Thursday 7 September 2017 sees the opening of two new exhibitions at Witte de With Center for Contemporary Art, Rotterdam. Following Öğüt & Macuga's first episode as steered by Ahmet Öğüt (on view until 20 August), Goshka Macuga will now take the lead for Episode 2: The Show is Over, in which her practice and that of Öğüt enter into dialogue once more. In Rana Hamadeh’s The Ten Murders of Josephine, the artist and institution have worked closely together to develop an ambitious production with an immersive sound and text-based opera at its core.
Every man must decide whether he will walk in the light of creative altruism or in the darkness of destructive selfishness. Let us try to teach generosity and altruism, because we are born selfish.
(Martin Luther King)
Man is the only living species that has the power to act as his own destroyer—and that is the way he has acted through most of his history.
(Ayn Rand, The Virtue of Selfishness: A New Concept of Egoism, 1964)
Destruction for social critique but also anarchic, pointless destruction; destruction for the pure pleasure of it.
(Russell Ferguson, ‘The Show is Over’ in Damage Control: Art and Destruction Since 1950, 2013)
The lust for aggression and destruction is certainly included; the innumerable cruelties of history and daily life confirm its prevalence and strength. The stimulation of these destructive impulses by appeals to idealism and the erotic instinct naturally facilitates their release. Musing on the atrocities recorded on history’s page, we feel that the ideal motive has often served as a camouflage for the lust of destruction; sometimes, as with the cruelties of the Inquisition, it seems that, while the ideal motives occupied the foreground of consciousness, they drew their strength from the destructive instincts submerged in the unconscious. Both interpretations are feasible.
(Why War? An exchange of letters between Freud and Einstein, 1933)
Above, a selection from a growing list of Goshka Macuga's source-material towards Episode 2: The Show is Over. The list will be updated over time on the exhibition page.
This exhibition is the result of Witte de With director Defne Ayas’ pairing of two critically engaged artists, Goshka Macuga and Ahmet Öğüt. Macuga and Öğüt began a conversation, and through a series of coincidences identified parallel references drawn from their shared social concerns, personal stories, and the ideas driving their respective practices, such as their mutual investment in collaboration and interest in the representation of critical thinkers in the global imaginary. Both artists examine each other’s practices, a process subject to misinformation and misunderstandings along the way, as much as a generosity of ideas, commitment of time, and peer-to-peer play.

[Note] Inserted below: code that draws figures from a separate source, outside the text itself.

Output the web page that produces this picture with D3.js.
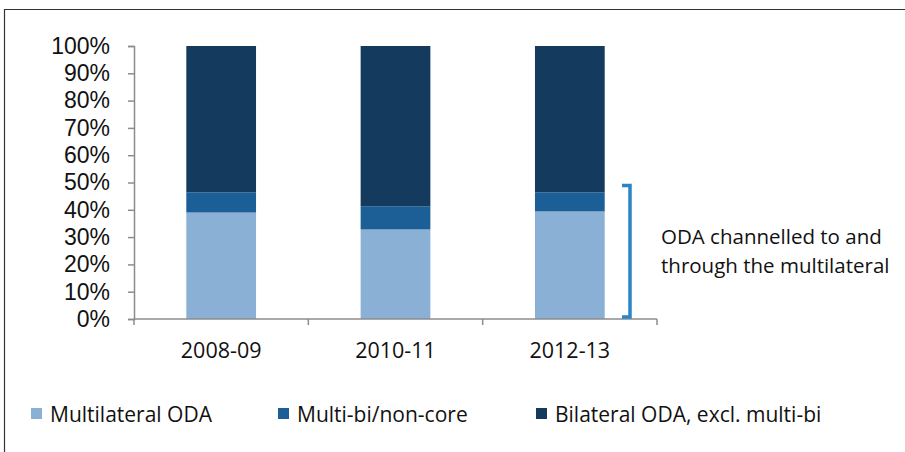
<!DOCTYPE html>
<meta charset="utf-8">
<script src="https://d3js.org/d3.v7.min.js"></script>
<style>
  body { margin: 0; background: #fff; }
  .ytick text { font-family: "Liberation Sans", Arial, sans-serif; font-size: 23px; fill: #111; }
  .xlab, .legend text, .note { font-family: "Open Sans", sans-serif; fill: #111; }
</style>
<div id="viz"></div>
<script>
  // data (shares of total ODA, %)
  const categories = ["2008-09", "2010-11", "2012-13"];
  const multilateral = [39.0, 32.8, 39.4];
  const multiBi = [7.4, 8.5, 7.0];
  const bilateral = [53.6, 58.7, 53.6];
  const seriesNames = ["Multilateral ODA", "Multi-bi/non-core", "Bilateral ODA, excl. multi-bi"];
  const seriesKeys = ["multilateral", "multiBi", "bilateral"];
  const colors = ["#8ab1d5", "#1b5f96", "#143b5e"];
  const yTicks = [0, 10, 20, 30, 40, 50, 60, 70, 80, 90, 100];

  const W = 905, H = 452;
  const plot = {left: 134, right: 657, top: 46, bottom: 319};

  const svg = d3.select("#viz").append("svg")
    .attr("width", W).attr("height", H);

  // frame around the picture
  svg.append("path")
    .attr("d", `M4.5,${H} V9.5 H${W}`)
    .attr("fill", "none").attr("stroke", "#333").attr("stroke-width", 1.2);

  const rows = categories.map((c, i) => ({
    cat: c, multilateral: multilateral[i], multiBi: multiBi[i], bilateral: bilateral[i]
  }));
  const stacked = d3.stack().keys(seriesKeys)(rows);

  const x = d3.scaleBand().domain(categories)
    .range([plot.left, plot.right])
    .paddingInner(0.6).paddingOuter(0.3);
  const y = d3.scaleLinear().domain([0, 100]).range([plot.bottom, plot.top]);

  // bars
  svg.append("g").selectAll("g")
    .data(stacked)
    .join("g")
      .attr("fill", (d, i) => colors[i])
    .selectAll("rect")
    .data(d => d)
    .join("rect")
      .attr("x", d => x(d.data.cat))
      .attr("width", x.bandwidth())
      .attr("y", d => y(d[1]))
      .attr("height", d => y(d[0]) - y(d[1]));

  // y axis
  const yAxis = svg.append("g")
    .attr("class", "ytick")
    .attr("transform", `translate(${plot.left},0)`)
    .call(d3.axisLeft(y).tickValues(yTicks).tickFormat(d => d + "%").tickSize(6).tickPadding(18));
  yAxis.select(".domain").attr("stroke", "#8c8c8c").attr("stroke-width", 1.5);
  yAxis.selectAll(".tick line").attr("stroke", "#8c8c8c").attr("stroke-width", 1.5);

  // x axis: Excel style ticks at category boundaries
  const xg = svg.append("g").attr("transform", `translate(0,${plot.bottom})`);
  xg.append("line")
    .attr("x1", plot.left).attr("x2", plot.right)
    .attr("stroke", "#8c8c8c").attr("stroke-width", 1.5);
  const step = x.step();
  const bounds = d3.range(categories.length + 1).map(i => plot.left + i * step);
  xg.selectAll(".xt").data(bounds).join("line")
    .attr("x1", d => d).attr("x2", d => d)
    .attr("y1", 0).attr("y2", 6)
    .attr("stroke", "#8c8c8c").attr("stroke-width", 1.5);
  xg.selectAll(".xlab").data(categories).join("text")
    .attr("class", "xlab")
    .attr("x", d => x(d) + x.bandwidth() / 2)
    .attr("y", 39)
    .attr("text-anchor", "middle")
    .style("font-size", "21.5px")
    .text(d => d);

  // bracket for multilateral + multi-bi share (drawn a little above the segment)
  const bx = 630;
  const bTop = y(multilateral[2] + multiBi[2] + 2.5);
  svg.append("path")
    .attr("d", `M622,${bTop} H${bx} V${plot.bottom - 2} H622`)
    .attr("fill", "none").attr("stroke", "#2b84c6").attr("stroke-width", 3.5);

  svg.append("text").attr("class", "note")
    .attr("x", 661).attr("y", 244).style("font-size", "20.5px")
    .text("ODA channelled to and");
  svg.append("text").attr("class", "note")
    .attr("x", 661).attr("y", 273).style("font-size", "20.5px")
    .text("through the multilateral");

  // legend
  const legendX = [31, 278, 536];
  const lg = svg.append("g").attr("class", "legend");
  const item = lg.selectAll("g").data(seriesNames).join("g")
    .attr("transform", (d, i) => `translate(${legendX[i]},408)`);
  item.append("rect")
    .attr("width", 11).attr("height", 11)
    .attr("fill", (d, i) => colors[i]);
  item.append("text")
    .attr("x", 19).attr("y", 13.5)
    .style("font-size", "21px")
    .text(d => d);
</script>
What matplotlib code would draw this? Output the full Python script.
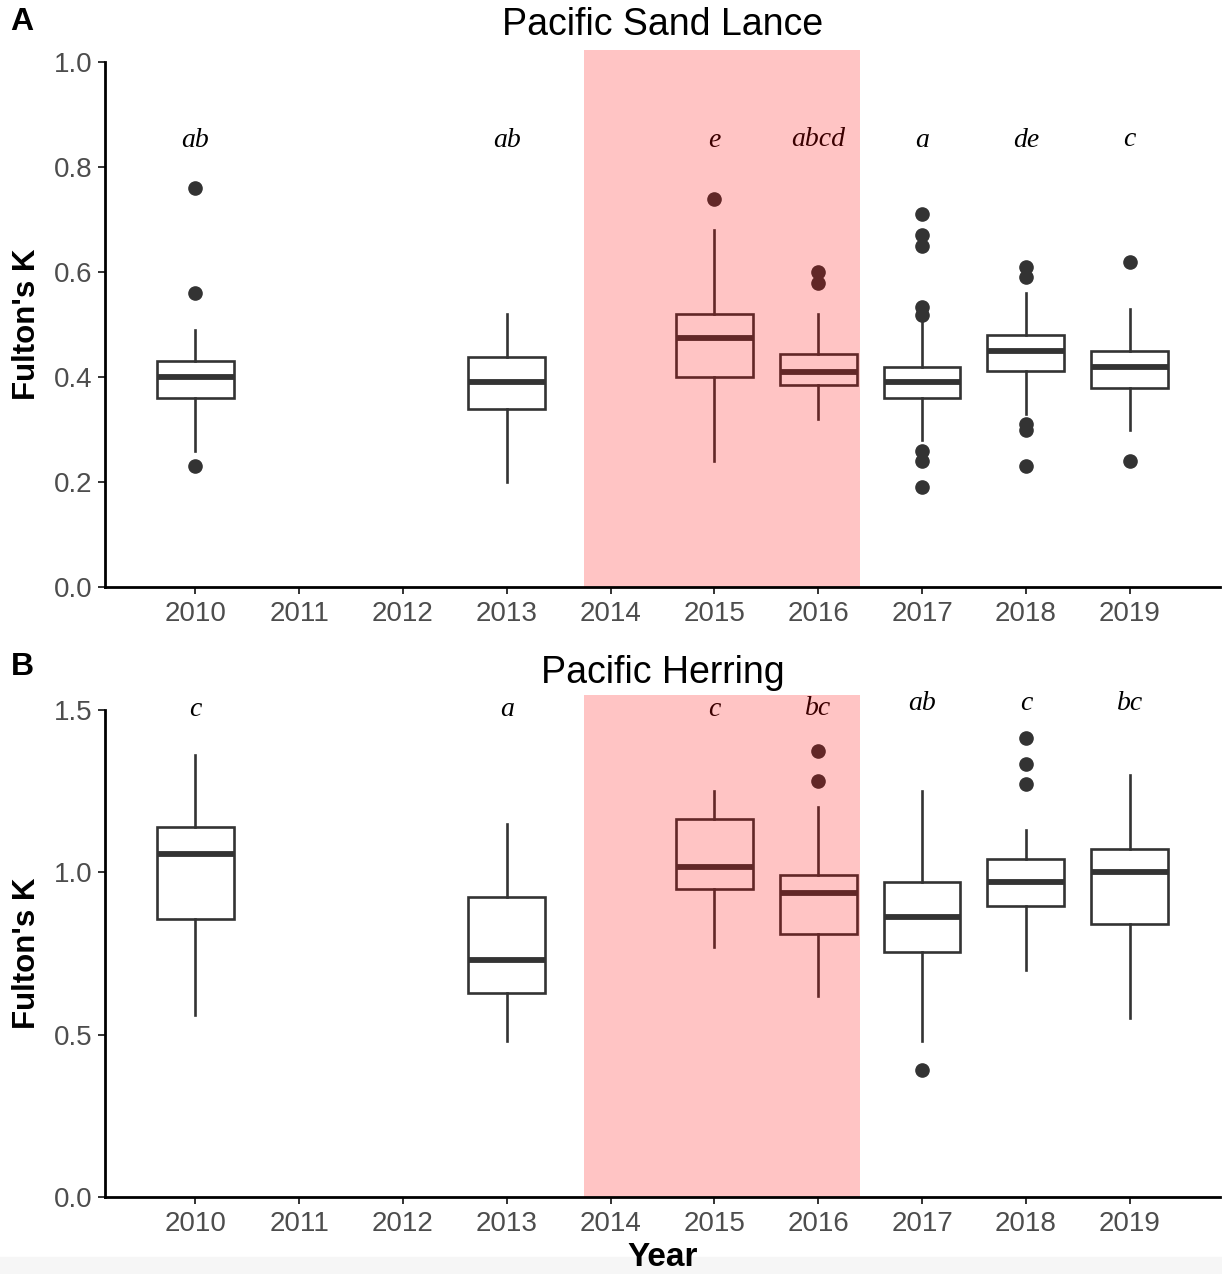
import matplotlib
matplotlib.use('Agg')
import matplotlib.pyplot as plt
from matplotlib.patches import Rectangle

# x axis years
years = [2010, 2011, 2012, 2013, 2014, 2015, 2016, 2017, 2018, 2019]
box_years = [2010, 2013, 2015, 2016, 2017, 2018, 2019]

# Pacific Sand Lance
sl_low = [0.26, 0.20, 0.24, 0.32, 0.28, 0.33, 0.30]
sl_q1 = [0.36, 0.34, 0.40, 0.385, 0.36, 0.411, 0.38]
sl_med = [0.40, 0.39, 0.475, 0.41, 0.39, 0.45, 0.42]
sl_q3 = [0.43, 0.438, 0.52, 0.444, 0.419, 0.48, 0.45]
sl_high = [0.49, 0.52, 0.68, 0.52, 0.51, 0.56, 0.53]
sl_out = [[0.76, 0.56, 0.23], [], [0.74], [0.60, 0.58],
          [0.71, 0.67, 0.65, 0.533, 0.518, 0.26, 0.24, 0.19],
          [0.61, 0.59, 0.31, 0.30, 0.23], [0.62, 0.24]]
sl_letters = ['ab', 'ab', 'e', 'abcd', 'a', 'de', 'c']
sl_letter_y = [0.85, 0.85, 0.85, 0.852, 0.85, 0.85, 0.853]

# Pacific Herring
h_low = [0.56, 0.48, 0.77, 0.62, 0.48, 0.70, 0.55]
h_q1 = [0.855, 0.628, 0.949, 0.81, 0.755, 0.896, 0.84]
h_med = [1.058, 0.73, 1.017, 0.936, 0.862, 0.97, 1.0]
h_q3 = [1.14, 0.924, 1.164, 0.992, 0.97, 1.041, 1.072]
h_high = [1.36, 1.15, 1.25, 1.20, 1.25, 1.13, 1.30]
h_out = [[], [], [], [1.374, 1.281], [0.39], [1.414, 1.334, 1.272], []]
h_letters = ['c', 'a', 'c', 'bc', 'ab', 'c', 'bc']
h_letter_y = [1.50, 1.50, 1.50, 1.505, 1.52, 1.52, 1.52]

plt.rcParams['font.family'] = ['Liberation Sans', 'DejaVu Sans']

fig = plt.figure(figsize=(12.22, 12.74), dpi=100)
fig.patches.append(Rectangle((0, 0), 1, 17 / 1274, transform=fig.transFigure,
                             color='#f6f6f6', zorder=0))

W, H = 1222.0, 1274.0


def panel(top, bottom, title, title_y, ymax, yticks, low, q1, med, q3, high,
          out, letters, letter_y, rect_top):
    ax = fig.add_axes([105 / W, 1 - bottom / H, 1115 / W, (bottom - top) / H])
    stats = []
    for i in range(len(box_years)):
        stats.append({'whislo': low[i], 'q1': q1[i], 'med': med[i],
                      'q3': q3[i], 'whishi': high[i], 'fliers': out[i]})
    ax.bxp(stats, positions=box_years, widths=0.74, showcaps=False,
           patch_artist=True, manage_ticks=False,
           boxprops=dict(facecolor='white', edgecolor='#333333', linewidth=1.9),
           whiskerprops=dict(color='#333333', linewidth=1.9),
           medianprops=dict(color='#333333', linewidth=4.2, solid_capstyle='butt'),
           flierprops=dict(marker='o', markerfacecolor='#333333',
                           markeredgecolor='#333333', markersize=9.5))
    for x, s, y in zip(box_years, letters, letter_y):
        ax.text(x, y, s, ha='center', va='center', fontsize=20,
                family='Liberation Serif', style='italic', color='black',
                zorder=3)
    ax.add_patch(Rectangle((2013.74, 0), 2016.40 - 2013.74, rect_top,
                           facecolor='red', alpha=0.23, edgecolor='none',
                           zorder=6, clip_on=False))
    ax.set_xlim(2009.13, 2019.87)
    ax.set_ylim(0, ymax)
    ax.set_xticks(years)
    ax.set_yticks(yticks)
    ax.set_yticklabels(['%.1f' % v for v in yticks])
    for s in ['top', 'right']:
        ax.spines[s].set_visible(False)
    for s in ['left', 'bottom']:
        ax.spines[s].set_linewidth(2.0)
        ax.spines[s].set_zorder(8)
    ax.tick_params(axis='both', length=5, width=1.4, color='#333333',
                   labelsize=20, labelcolor='#4d4d4d')
    ax.tick_params(axis='x', pad=5)
    ax.tick_params(axis='y', pad=4)
    fig.text(663 / W, 1 - title_y / H, title, ha='center', va='center',
             fontsize=27)
    fig.text(27 / W, 1 - (top + bottom) / 2 / H, "Fulton's K", rotation=90,
             ha='center', va='center', fontsize=22.5, fontweight='bold')
    return ax


panel(62, 587, 'Pacific Sand Lance', 25, 1.0, [0.0, 0.2, 0.4, 0.6, 0.8, 1.0],
      sl_low, sl_q1, sl_med, sl_q3, sl_high, sl_out, sl_letters, sl_letter_y,
      1.023)
panel(710, 1197, 'Pacific Herring', 673, 1.5, [0.0, 0.5, 1.0, 1.5],
      h_low, h_q1, h_med, h_q3, h_high, h_out, h_letters, h_letter_y, 1.546)

fig.text(22 / W, 1 - 22 / H, 'A', ha='center', va='center', fontsize=23,
         fontweight='bold')
fig.text(22 / W, 1 - 667 / H, 'B', ha='center', va='center', fontsize=23,
         fontweight='bold')
fig.text(663 / W, 1 - 1257 / H, 'Year', ha='center', va='center', fontsize=24,
         fontweight='bold')

fig.savefig('out.png', dpi=100)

The Ten Murders of Josephine is a long-term project by artist Rana Hamadeh structured through several evolving iterations. These iterations over-write and trouble one another, proposing a particular dramaturgy of processes that commence with an exhibition at Witte de With (8 September – 31 December 2017), followed by an Opera premiering at Theater Rotterdam – Rotterdamse Schouwburg (14-15 December, 2017), and ending with a publication and a film. Inherited from the genre of legal spectacle and from Hamadeh's earlier claims viewing "justice as the measure to which one can access theatre", The Ten Murders of Josephine explores the workings of testimonial utterance as a means to rethink legal subject hood and to disrupt with that the centrality of citizenship. Drawing loosely on Kafka’s Mouse-songstress Josephine, the project poses the question: what would it mean to emerge as a ‘testimonial subject’, not only outside the bounds of the court of law, but even more so, in place of the legal subject? The exhibition is an immersive auditory experience that is conceived as both the spatial realization of Hamadeh’s libretto, and the ‘assembly line’ for the theatrical work that follows. Operatic in both scale and form, the project comes at a pivotal moment in Rotterdam based Hamadeh’s diverse and urgent practice, coalescing multiple strands of theoretical research in the largest project in her career to date; one that genuinely engenders new modalities of readership and spectatorship, and tests performative dynamics of exhibition making.